Persaingan Yang Ketat
Saat ini, pemerintah sudah menyediakan Buku Sekolah Elektronik (BSE). Pemerintah menyediakan BSE secara gratis. CD dan media dapat diunduh gratis. Maka, buku teks yang ditulis penerbit pun bersaing ketat dengan fasilitas itu.
Karena saya berusaha memberi warna baru itu, alhamdulillah, buku saya diterima pasar meskipun perlu bersaing ketat dengan BSE. Bahkan tahun pelajaran 2010, Buku Platinum Bahasa Indonesia SMP memecahkan rekor penjualan dengan sold out di pasaran. Alhamdulillah, puji syukur hanya kepada-Mu Tuhanku. Bagi saya, BSE perlu disikapi arif sehingga justru memunculkan kreativitas baru bagi penulisnya.
Keterbatasan Penerbit
Penerbit buku teks atau buku pelajaran memang terbatas. Penerbit buku teks memerlukan modal besar karena mencetak buku pelajaran memang memerlukan biaya besar. Jadi, ini berbeda dengan penerbit buku-buku umum. Rerata buku umum dicetak hanya berkisar 3000an. Namun, buku teks dapat dicetak di atas 10.000 buku. Buku teks harus tersedia setiap saat ketika dibutuhkan. Bukankah pembelian buku teks selalu berbentuk pembelian massal. Teramat berbeda dengan buku umum yang dijual secara eceran atau retail.

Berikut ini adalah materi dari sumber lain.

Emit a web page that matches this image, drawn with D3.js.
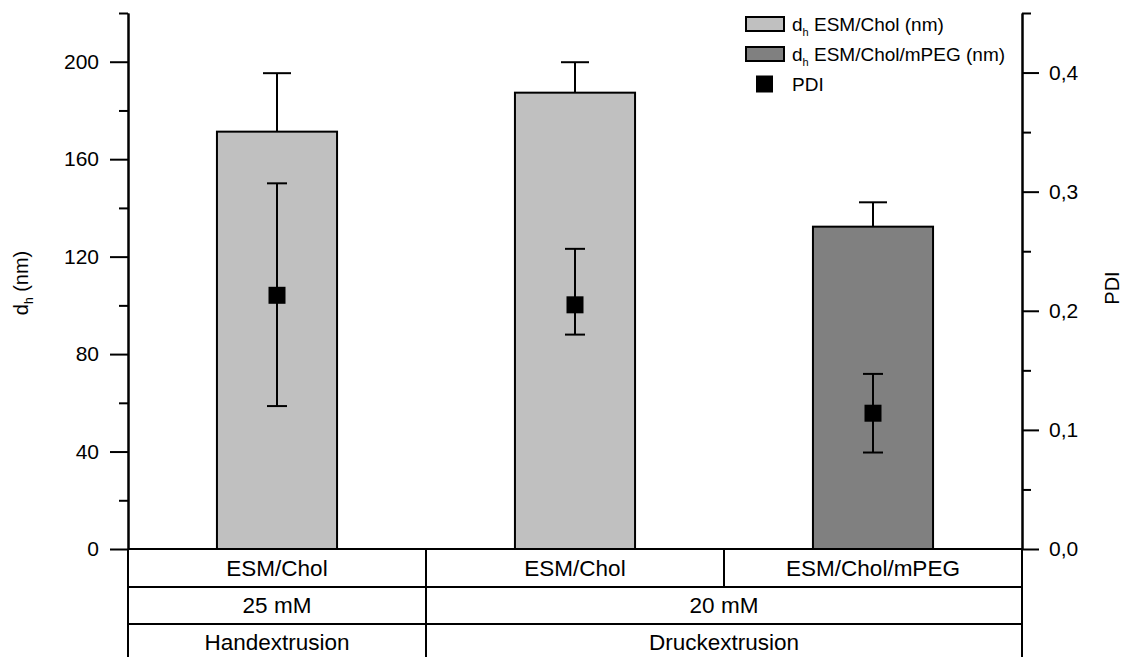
<!DOCTYPE html>
<html>
<head>
<meta charset="utf-8">
<script src="https://cdn.jsdelivr.net/npm/d3@7"></script>
<style>
  body { margin: 0; background: #fff; }
  svg { display: block; font-family: "Liberation Sans", Arial, sans-serif; }
  .axis text { font-size: 21px; fill: #000; }
  .axis line, .axis path { stroke: #000; stroke-width: 2px; }
</style>
</head>
<body>
<svg id="chart" width="1130" height="657"></svg>
<script>
// categories and values
const groups = ["g1", "g2", "g3"];
const dhValues = [171.3, 187.3, 132.3];
const dhErrors = [24, 12.5, 10];
const dhSeries = [0, 0, 1]; // 0 = ESM/Chol, 1 = ESM/Chol/mPEG
const pdiValues = [0.213, 0.205, 0.114];
const pdiUpper = [0.307, 0.252, 0.147];
const pdiLower = [0.120, 0.180, 0.081];

const leftTicks = [0, 40, 80, 120, 160, 200];
const leftMinor = [20, 60, 100, 140, 180, 220];
const rightTicks = [0, 0.1, 0.2, 0.3, 0.4];
const rightMinor = [0.05, 0.15, 0.25, 0.35, 0.45];

const tableRow1 = ["ESM/Chol", "ESM/Chol", "ESM/Chol/mPEG"];
const tableRow1Span = [1, 1, 1];
const tableRow2 = ["25 mM", "20 mM"];
const tableRow2Span = [1, 2];
const tableRow3 = ["Handextrusion", "Druckextrusion"];
const tableRow3Span = [1, 2];

const legendLabels = ["ESM/Chol (nm)", "ESM/Chol/mPEG (nm)", "PDI"];
const seriesFill = ["#c0c0c0", "#808080"];

const svg = d3.select("#chart");
const plotLeft = 128, plotRight = 1022, plotTop = 13, plotBottom = 549;

const x = d3.scaleBand().domain(groups).range([plotLeft, plotRight]).padding(0);
const y = d3.scaleLinear().domain([0, 220]).range([plotBottom, plotTop]);
const yP = d3.scaleLinear().domain([0, 0.45]).range([plotBottom, plotTop]);
const barW = x.bandwidth() * 0.403;

// bars
const gBars = svg.append("g");
groups.forEach(function(g, i) {
  const cx = x(g) + x.bandwidth() / 2;
  // error (plus only)
  gBars.append("line")
    .attr("x1", cx).attr("x2", cx)
    .attr("y1", y(dhValues[i])).attr("y2", y(dhValues[i] + dhErrors[i]))
    .attr("stroke", "#000").attr("stroke-width", 2);
  gBars.append("line")
    .attr("x1", cx - 14).attr("x2", cx + 14)
    .attr("y1", y(dhValues[i] + dhErrors[i])).attr("y2", y(dhValues[i] + dhErrors[i]))
    .attr("stroke", "#000").attr("stroke-width", 2);
  gBars.append("rect")
    .attr("x", cx - barW / 2)
    .attr("y", y(dhValues[i]))
    .attr("width", barW)
    .attr("height", y(0) - y(dhValues[i]))
    .attr("fill", seriesFill[dhSeries[i]])
    .attr("stroke", "#000").attr("stroke-width", 2);
});

// PDI points
const gPdi = svg.append("g");
groups.forEach(function(g, i) {
  const cx = x(g) + x.bandwidth() / 2;
  gPdi.append("line")
    .attr("x1", cx).attr("x2", cx)
    .attr("y1", yP(pdiLower[i])).attr("y2", yP(pdiUpper[i]))
    .attr("stroke", "#000").attr("stroke-width", 2);
  [pdiLower[i], pdiUpper[i]].forEach(function(v) {
    gPdi.append("line")
      .attr("x1", cx - 10).attr("x2", cx + 10)
      .attr("y1", yP(v)).attr("y2", yP(v))
      .attr("stroke", "#000").attr("stroke-width", 2);
  });
  gPdi.append("rect")
    .attr("x", cx - 8.5).attr("y", yP(pdiValues[i]) - 8.5)
    .attr("width", 17).attr("height", 17)
    .attr("fill", "#000");
});

// left axis
svg.append("g").attr("class", "axis")
  .attr("transform", "translate(" + plotLeft + ",0)")
  .call(d3.axisLeft(y).tickValues(leftTicks).tickSize(18).tickPadding(11).tickSizeOuter(0));
svg.append("g").attr("class", "axis")
  .attr("transform", "translate(" + plotLeft + ",0)")
  .call(d3.axisLeft(y).tickValues(leftMinor).tickSize(9).tickFormat("").tickSizeOuter(0));

// right axis
const fmt = d => d.toFixed(1).replace(".", ",");
svg.append("g").attr("class", "axis")
  .attr("transform", "translate(" + plotRight + ",0)")
  .call(d3.axisRight(yP).tickValues(rightTicks).tickSize(17).tickPadding(10).tickFormat(fmt).tickSizeOuter(0));
svg.append("g").attr("class", "axis")
  .attr("transform", "translate(" + plotRight + ",0)")
  .call(d3.axisRight(yP).tickValues(rightMinor).tickSize(9).tickFormat("").tickSizeOuter(0));

// axis titles
const lt = svg.append("text")
  .attr("transform", "translate(28,283) rotate(-90)")
  .attr("text-anchor", "middle")
  .style("font-size", "20px");
lt.append("tspan").text("d");
lt.append("tspan").attr("dy", 5).style("font-size", "12px").text("h");
lt.append("tspan").attr("dy", -5).text(" (nm)");

svg.append("text")
  .attr("transform", "translate(1119,288) rotate(-90)")
  .attr("text-anchor", "middle")
  .style("font-size", "20px")
  .text("PDI");

// table under the x axis
const rowY = [549, 587, 624, 661];
const step = x.step();
svg.append("line").attr("x1", plotLeft).attr("x2", plotRight).attr("y1", plotBottom).attr("y2", plotBottom)
  .attr("stroke", "#000").attr("stroke-width", 2);

[[tableRow1, tableRow1Span], [tableRow2, tableRow2Span], [tableRow3, tableRow3Span]].forEach(function(row, r) {
  const labels = row[0], spans = row[1];
  let col = 0;
  labels.forEach(function(lab, k) {
    const x0 = plotLeft + col * step;
    const x1 = x0 + spans[k] * step;
    svg.append("line").attr("x1", x0).attr("x2", x0).attr("y1", rowY[r]).attr("y2", rowY[r + 1])
      .attr("stroke", "#000").attr("stroke-width", 2);
    svg.append("text")
      .attr("x", (x0 + x1) / 2).attr("y", (rowY[r] + rowY[r + 1]) / 2)
      .attr("text-anchor", "middle").attr("dominant-baseline", "central")
      .style("font-size", "22.5px")
      .text(lab);
    col += spans[k];
  });
  svg.append("line").attr("x1", plotRight).attr("x2", plotRight).attr("y1", rowY[r]).attr("y2", rowY[r + 1])
    .attr("stroke", "#000").attr("stroke-width", 2);
  svg.append("line").attr("x1", plotLeft).attr("x2", plotRight).attr("y1", rowY[r + 1]).attr("y2", rowY[r + 1])
    .attr("stroke", "#000").attr("stroke-width", 2);
});

// legend
const leg = svg.append("g");
const legY = [24, 54, 84];
[0, 1].forEach(function(i) {
  leg.append("rect")
    .attr("x", 746).attr("y", legY[i] - 7).attr("width", 38).attr("height", 14)
    .attr("fill", seriesFill[i]).attr("stroke", "#000").attr("stroke-width", 2);
  const t = leg.append("text").attr("x", 792).attr("y", legY[i] + 7).style("font-size", "19px");
  t.append("tspan").text("d");
  t.append("tspan").attr("dy", 5).style("font-size", "11px").text("h");
  t.append("tspan").attr("dy", -5).text(" " + legendLabels[i]);
});
leg.append("rect").attr("x", 756).attr("y", legY[2] - 8.5).attr("width", 17).attr("height", 17).attr("fill", "#000");
leg.append("text").attr("x", 792).attr("y", legY[2] + 7).style("font-size", "19px").text(legendLabels[2]);
</script>
</body>
</html>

Karena jumlah penerbit terbatas, tentu penerbit hanya memilih penulis-penulis berspesialis buku teks. Dan penulis spesialis buku teks itu pun berjumlah terbatas. Rerata penulis buku teks berasal dari dunia pendidikan (guru, dosen, tenaga pendidikan). Di luar itu, penerbit masih menyangsikan keilmuan. Tentu itu wajar-wajar saja. Buku teks memang hanya ditulis untuk dunia pendidikan (baca: sekolah).
Begitulah rekan-rekan sahabat kompasianer yang baik hati. Sekelumit kisah perjalanan saya ketika menjadi penulis buku teks. Jika Anda memang ingin menjadi penulis buku teks, silakan mulai belajar sejak sekarang.
Selamat pagi dan selamat beraktivitas. Semoga kesuksesan teraih hari ini. Amin. Terima kasih.